This is a starting point for series of blog posts about NVAIE (aka NVIDIA AI Enterprise). I will cover this topics in 3 parts:
- Part 1, Installation on VCF 4.3 (or any vSphere 7.0U2)
- Part 2, Use Cases
- Part 3, NVAIE with Tanzu
Quickly NVAIE is a scalable solution for Artificial Intelligence for Enterprise. It runs on vSphere with a minimum overhead but with all flexibility of VMware SDDC. Obviously, NVAIE is supported to run with Tanzu.
Disclaimer: We're using a non certified hardware, acceptable for testbed and demo. For production environment, please select a fully certified hardware.
Installation
A good start is always with the RTFM activity.

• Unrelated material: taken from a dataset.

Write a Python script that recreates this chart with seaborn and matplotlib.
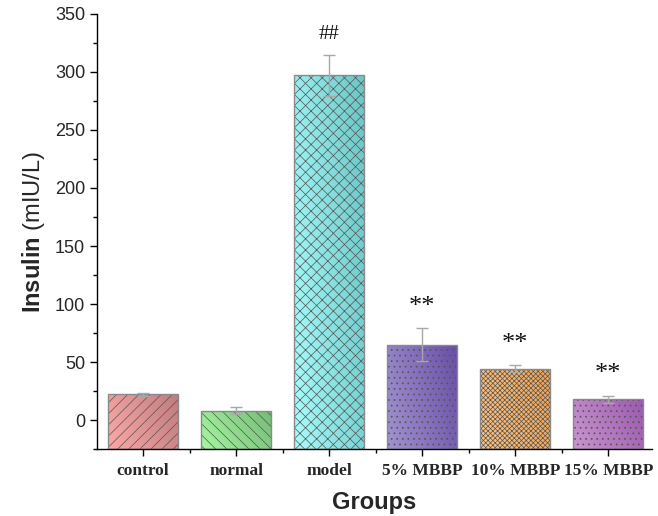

You'll get all details in this link describing the joint solution between NVIDIA and VMware.
Prerequisite step is to have vSphere 7.0U2 environment. Our Lab and Demos cluster ran VCF 4.1, my first partner in crime Mikael Tissandier (HCI Specialist, VMware) had quickly upgraded VCF to VCF 4.3 giving us a big refresh for ESX, VCSA and NSX-T without any interruption of our demos - quite impressive. And now we're using VCF 4.3 with ESX 7.0U2 which is a strong prerequisite for NVAIE.
Same time we have installed two NVIDIA T4 GPU cards in the PCI-e mezzanine on our Intel Hosts, one card on each ESX:

The mezzanine we have is the model with only 8x data and 16x electrical. It's enough for demo purposes but for production a full 16x PCI-e is recommended for better performances.
If in VCSA, for ESX you don't see "PCI Devices" menu, you should check if VT-d is enable in BIOS:



Now, it's time to install NVIDIA software with the help of my second partner in crime Mahmoud El Ghomari (Professional Visualization Senior Solution Architect, NVIDIA).
NVAIE needs a license server with the possibility to install in HA mode (Primary and Secondary VMs). I have choosed to run it on CentOS 8 to get latest release of license server. You have the choice of Windows, Red Hat Linux, CentOS and Ubuntu. I have followed this guide. My recommendation is to disable Firewall for 7070/tcp on CentOS with:
# firewall-cmd --zone=public --permanent --add-port=7070/tcp
Ask your nvidia sales representative trial licenses or even better purchase them. You need to insert them into the license server to use vGPU.
You need to download NVAIE Host Software and vGPU Guest Driver, for that refer to the ngc documentation.
Steps to install VIB in ESX:
- Copy VIB file in a datastore
- Put ESX in maintenance mode
- ssh with root to esx
- Retrieve absolut path of VIB file
- execute:
esxcli software vib install --no-sig-check -v /vmfs/volumes/vsan-intel-datastore/BITS/NVIDIA-AIE_ESXi_7.0.2_Driver_470.53-1OEM.702.0.0.17630552.vib
- test it with:
nvidia-smi
It should give you this:

You have also to verify Graphics options is "Shared Direct / Spread VMs" in VCSA:


It was not necessary to reboot my ESX, in any doubt and because ESX is in maintenance mode it could be safer to reboot host. Exit ESX from maintenance mode...
That's it for vSphere, it' not a big deal.
Test
In order to run AI workload we need VMs and containers. Let's start in creating Ubuntu VM in following this doc.
But my recommendations is to increase Disk to 200Gb, personally I use LVM in linux to extend root fs, without this VM has not enough space to download all framework:

And follow Docker installation + Download Framework
Last step is to validate with this guide. You should get:

I have executed in container this command in verbose mode, like this:
/workspace/tensorrt/bin/trtexec --batch=128 --iterations=400 --workspace=1024 --percentile=99 --deploy=ResNet50_N2.prototxt --model=ResNet50_fp32.caffemodel --output=prob --int8 --verbose

Great! You're ready now to go further with ML/AI.